JBW TO THOMAS CARLYLE; 19 August 1823; DOI: 10.1215/lt-18230819-JBW-TC-01; CL 2:415-418.
JBW TO THOMAS CARLYLE
Hell 19th August 
My dear Friend
Your last letter was especially welcome—it came in a lucky moment— I had just been (or fancied I had been) most barbarously dealt with, and was ready to hang or drown myself in good earnest; but the sight of your handwriting can cheat me out of ill humour at any time—it always presents so many delightful images, and excites so many delightful expectations! Oh you have no notion how great a blessing our correspondence is to me! When I am vexed I write my grievances to you; and the assurance I have that your next letter will bring me consolation, already consoles me—and then, when your letter comes, when it repeats to me that One in the world loves me—will love me ever, ever; and tells me more boldly than Hope, that my future may yet be glorious and happy, there is no obstacle I do not feel prepared to meet and conquer— I owe you much! feelings and sentiments that ennoble my character, that give dignity interest and enjoyment to my life—in return, I can only love you, and that I do, from the bottom of my heart—
You have known me in many curious predicaments but never so unhappily circumstanced as now— Every hour this unlucky visit grows more irksome to me, home more dear, and hope more distant—my precious time, that is never to return, is passing on, on, and still I am doing nothing—or worse than nothing— “Ach! dieser geschä ftiger Müssiggang, es kommt mir sauer an!” [“Ah! this strenuous idleness, it is hard on me!”]1 Were but the day fixed for our setting out, I would strive to imitate Job a little longer; but the only result of patience is still patience—it is as my little Aunt2 well defined it “to wait a wee, and wait a wee, and maybe no get what ye're wanting after a”; so I will have nothing more to do with it; but be a plague to myself and every body about me, till my visit and my vexations are at an end— How my fingers itch to pack!

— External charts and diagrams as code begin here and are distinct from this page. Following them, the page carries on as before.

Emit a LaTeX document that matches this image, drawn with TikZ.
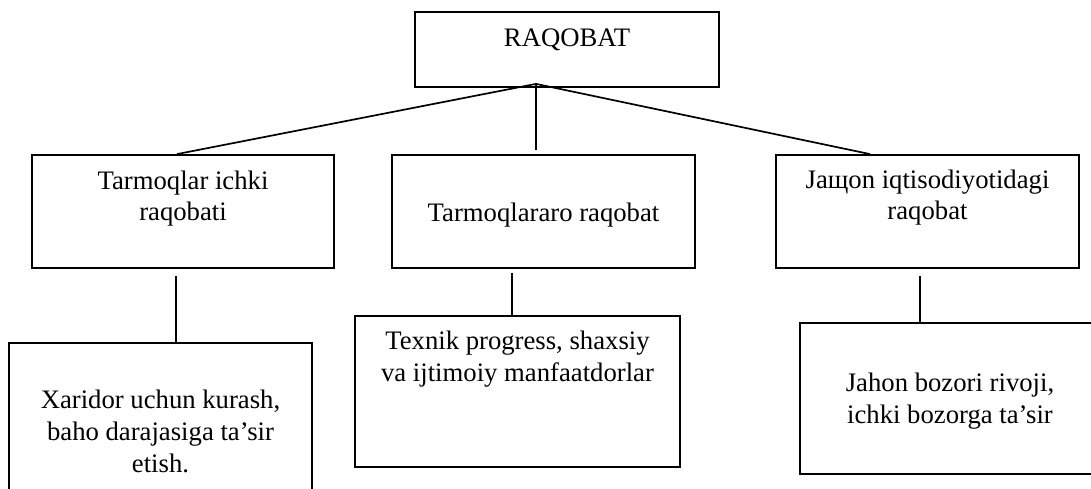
\documentclass[tikz,border=0pt]{standalone}
\usepackage{fontspec}
\setmainfont{Liberation Serif}

\begin{document}
\begin{tikzpicture}[
    x=1pt, y=-1pt,
    every node/.style={font=\fontsize{26.7}{31.7}\selectfont},
    box/.style={draw, line width=1.8pt, inner sep=0pt},
    boxtext/.style={align=center, inner sep=0pt},
    link/.style={line width=1.7pt}
]
\clip (0,0) rectangle (1091,489);

% top box
\node[box, minimum width=304pt, minimum height=75pt] (raqobat) at (567,49.5) {};

% middle row
\node[box, minimum width=302pt, minimum height=113pt] (ichki) at (183,211.5) {};
\node[box, minimum width=303pt, minimum height=113pt] (tarmoq) at (543.5,211.5) {};
\node[box, minimum width=303pt, minimum height=113pt] (jahon) at (927.5,211.5) {};

% bottom row
\node[box, minimum width=303pt, minimum height=170pt] (xaridor) at (160.5,428) {};
\node[box, minimum width=325pt, minimum height=151pt] (texnik) at (517.5,391.5) {};
\node[box, minimum width=300pt, minimum height=151pt] (bozor) at (950,398.5) {};

% box texts
\node[boxtext] (raqobattxt) at ([yshift=9.5pt]raqobat.center) {RAQOBAT};
\node[boxtext] (ichkitxt) at ([yshift=13pt]ichki.center) {Tarmoqlar ichki\\raqobati};
\node[boxtext] (tarmoqtxt) at ([yshift=-3.5pt]tarmoq.center) {Tarmoqlararo raqobat};
\node[boxtext] (jahontxt) at ([yshift=14pt]jahon.center) {Jaщon iqtisodiyotidagi\\raqobat};
\node[boxtext] (xaridortxt) at ([yshift=-3.5pt]xaridor.center) {Xaridor uchun kurash,\\baho darajasiga ta’sir\\etish.};
\node[boxtext] (texniktxt) at ([yshift=32.5pt]texnik.center) {Texnik progress, shaxsiy\\va ijtimoiy manfaatdorlar};
\node[boxtext] (bozortxt) at ([yshift=-2.5pt]bozor.center) {Jahon bozori rivoji,\\ichki bozorga ta’sir};

% lines from the top box
\coordinate (apex) at ([xshift=-31pt,yshift=4pt]raqobat.south);
\draw[link] (apex) -- ([xshift=-6pt]ichki.north);
\draw[link] (apex) -- ([xshift=-7.5pt,yshift=4pt]tarmoq.north);
\draw[link] (apex) -- ([xshift=-57.5pt]jahon.north);

% lines down to the bottom row
\coordinate (ichkidown) at ([xshift=-7pt,yshift=-7pt]ichki.south);
\coordinate (tarmoqdown) at ([xshift=-31.5pt,yshift=-4pt]tarmoq.south);
\coordinate (jahondown) at ([xshift=-7.5pt,yshift=-7pt]jahon.south);
\draw[link] (ichkidown) -- (ichkidown |- xaridor.north);
\draw[link] (tarmoqdown) -- (tarmoqdown |- texnik.north);
\draw[link] (jahondown) -- (jahondown |- bozor.north);

\end{tikzpicture}
\end{document}
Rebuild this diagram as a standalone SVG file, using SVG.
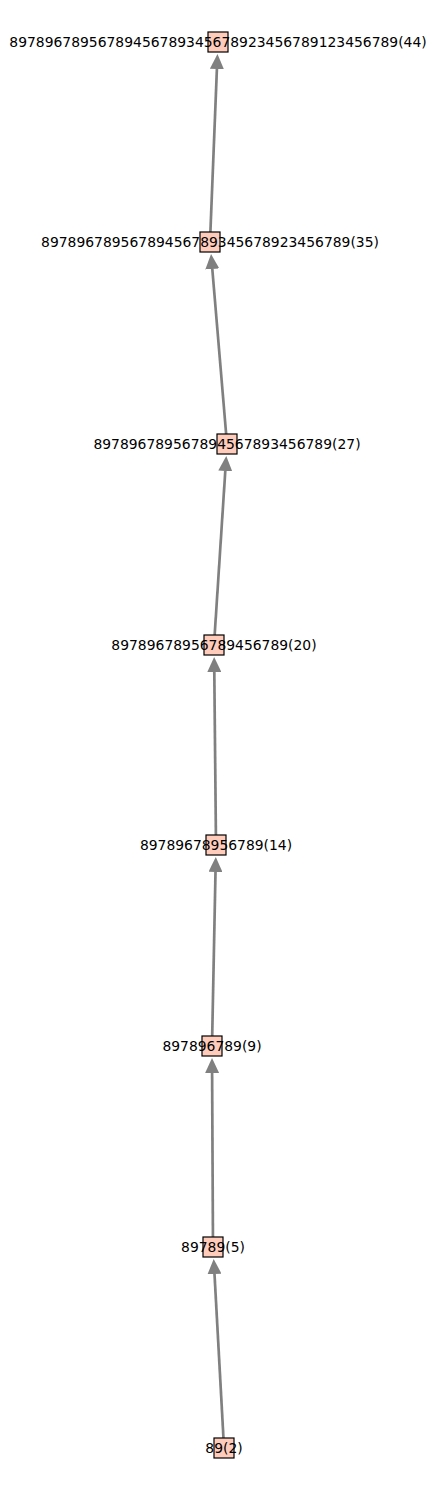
<svg xmlns="http://www.w3.org/2000/svg" width="436" height="1490" viewBox="0 0 436 1490">
<style>
.n rect{fill:#ffcbbb;stroke:#000;stroke-width:1.2}
.n text{font-family:"DejaVu Sans",sans-serif;font-size:13.9px;fill:#000;text-anchor:middle;dominant-baseline:central}
.e line{stroke:#808080;stroke-width:2.7;marker-end:url(#ah)}
</style>
<defs>
<marker id="ah" markerUnits="userSpaceOnUse" viewBox="0 0 15 14" markerWidth="15" markerHeight="14" refX="0" refY="7" orient="auto">
<path d="M0,0 L15,7 L0,14 z" fill="#808080"/>
</marker>
</defs>
<rect width="436" height="1490" fill="#fff"/>
<g id="edges" class="e">
<line x1="224" y1="1448" x2="214.5" y2="1274"/>
<line x1="213" y1="1247" x2="212.1" y2="1073"/>
<line x1="212" y1="1046" x2="215.5" y2="872"/>
<line x1="216" y1="845" x2="214.3" y2="672"/>
<line x1="214" y1="645" x2="225.3" y2="471"/>
<line x1="227" y1="444" x2="212.3" y2="269"/>
<line x1="210" y1="242" x2="216.9" y2="69"/>
</g>
<g id="n2" class="n"><rect x="214" y="1438" width="20" height="20"/><text x="224" y="1448">89(2)</text></g>
<g id="n5" class="n"><rect x="203" y="1237" width="20" height="20"/><text x="213" y="1247">89789(5)</text></g>
<g id="n9" class="n"><rect x="202" y="1036" width="20" height="20"/><text x="212" y="1046">897896789(9)</text></g>
<g id="n14" class="n"><rect x="206" y="835" width="20" height="20"/><text x="216" y="845">89789678956789(14)</text></g>
<g id="n20" class="n"><rect x="204" y="635" width="20" height="20"/><text x="214" y="645">89789678956789456789(20)</text></g>
<g id="n27" class="n"><rect x="217" y="434" width="20" height="20"/><text x="227" y="444">897896789567894567893456789(27)</text></g>
<g id="n35" class="n"><rect x="200" y="232" width="20" height="20"/><text x="210" y="242">89789678956789456789345678923456789(35)</text></g>
<g id="n44" class="n"><rect x="208" y="32" width="20" height="20"/><text x="218" y="42">89789678956789456789345678923456789123456789(44)</text></g>
</svg>
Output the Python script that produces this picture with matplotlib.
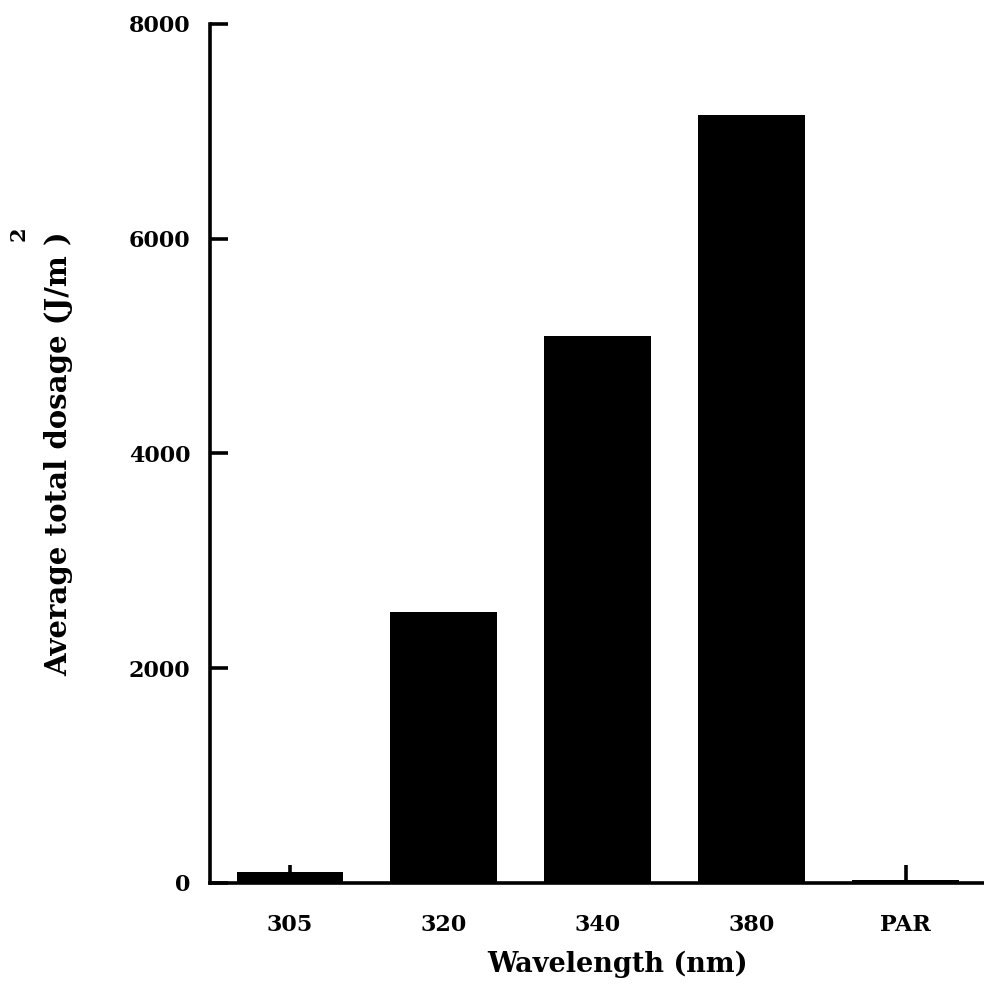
import matplotlib
matplotlib.use('Agg')
import matplotlib.pyplot as plt
import numpy as np

# 数据
categories = ['305', '320', '340', '380', 'PAR']
dosage = [102, 2525, 5095, 7150, 28]
yticks = [0, 2000, 4000, 6000, 8000]

plt.rcParams['font.family'] = ['DejaVu Serif']
plt.rcParams['font.weight'] = 'bold'

fig = plt.figure(figsize=(9.84, 9.96), dpi=100)
ax = fig.add_axes([0.2134, 0.1135, 0.7866, 0.8625])

x = np.arange(len(categories))
ax.bar(x, dosage, width=0.695, color='black', zorder=1)

ax.set_xlim(-0.52, 4.51)
ax.set_ylim(0, 8000)
ax.set_xticks(x)
ax.set_xticklabels(categories)
ax.set_yticks(yticks)
ax.set_yticklabels([str(v) for v in yticks])

for side in ['top', 'right']:
    ax.spines[side].set_visible(False)
for side in ['left', 'bottom']:
    ax.spines[side].set_linewidth(2.6)

ax.tick_params(axis='both', direction='in', length=13, width=2.6,
               labelsize=16, colors='black')
ax.tick_params(axis='y', pad=14)
ax.tick_params(axis='x', pad=22)
for lab in ax.get_xticklabels() + ax.get_yticklabels():
    lab.set_fontweight('bold')

ax.set_xlabel('Wavelength (nm)', fontsize=19.5, fontweight='bold')
ax.xaxis.set_label_coords(0.527, -0.079)
ax.set_ylabel('Average total dosage (J/m )', fontsize=21, fontweight='bold', labelpad=40)
fig.text(0.0193, 0.765, '2', rotation=90, fontsize=15, fontweight='bold',
         ha='center', va='center')

fig.savefig('out.png', dpi=100)
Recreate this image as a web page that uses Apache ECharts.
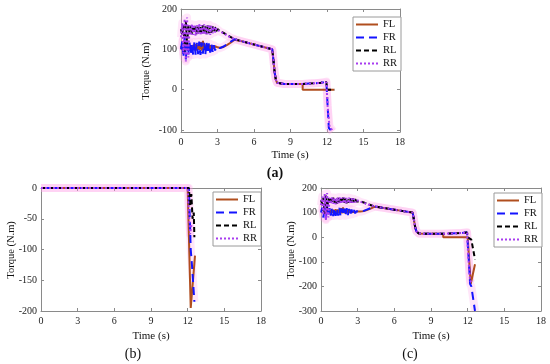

And if ever they unpack here again! I should deserve—to stay four months—I can think of nothing worse—but I must have done with this eternal fretting; or even your sublime patience will not carry you through—
So “the Argument”3 is out, and we shall all be convinced at last! I have a notion it will be lying for me at Haddington—keeping company with that unfortunate German (whose name I have never yet been able to read)— When our illustrious Friend wrote for the four of his sermons,4 which he had “introduced into my Mother's family, as the bequest of his parting” (or rather departing) “love”; he promised in the most affecting terms, that “these helps of our devotions” should ere long be “restored to us, under the more splendid title of Orations, and in the Garb of print” (and much they needed some other ‘garb’ than his crabbed hand; for all the time of their sojourn with us, no living soul could read them) but possibly he may not feel the same interest in our ‘devotions’ now that he has so many other peoples to attend to— Tell me—did you write the critic [critique] on his book, which appeared in the Sunday Times—5 I had not read two sentences of it till I said to myself “this is He!” do not forget to tell me— I shall be disappointed if I find I have mistaken your style— Tell me too what you are doing? and what is the fate of Meister? When shall a world know your worth as I do? You laugh at the stir I make about Fame; but I suspect my sentiments on that subject—stript of the “garb” of my expressions, which is at times fantastic enough—are not very dissimilar to your own— You are not satisfied living thus—bowing a haughty genius to the paltry necessity of making provision for your daily wants—stifling the fire of an ambitious soul with hard-learn[e]d lessons of humility; or expending it in idle longings and vague, colourless schemes— “The wheel of your destiny must turn”—I have heard you say so—and you have power to turn it—giant power— But when shall all effort be made? when will your genius burst through the obstruction and find its proper place?—it will—“as the bolt bursts on high from the black cloud that bound it”6—of that I have no fear—but when? Oh that I heard a nation repeat your name! You may call it a mistaken ambition—a weak dependance on the opinion of others—you may call it what you will—but I will wish you famous as long as there is room for such a wish—
I heard your ‘life of Pascal’7 criticised the other day— I daresay the people would have suspected I wrote it myself if they had not known me—for my face was crimson all the time— They were very intelligent people
The clock is struck twelve—and my Mother is in bed and will make a point of not sleeping till I go—so I must leave my ends unfilled— Write soon—
Jane Baillie Welsh—
I was dancing about the country last week, as usual or I would have answered your former letter— You seem to have such an affection for my letters that I always feel it necessary to apologize when I am more than a few days in writing— upon my word it is good of you to say they give you pleasure— I am sure I would not thank anyone for letters so full of self and a self that is eternally in the dismals—but I will write to you often—not because I believe my letters so great a gratification to you; but because I have pleasure in writing my thoughts and feelings to the only living soul that seems to understand them— Oh my Mother!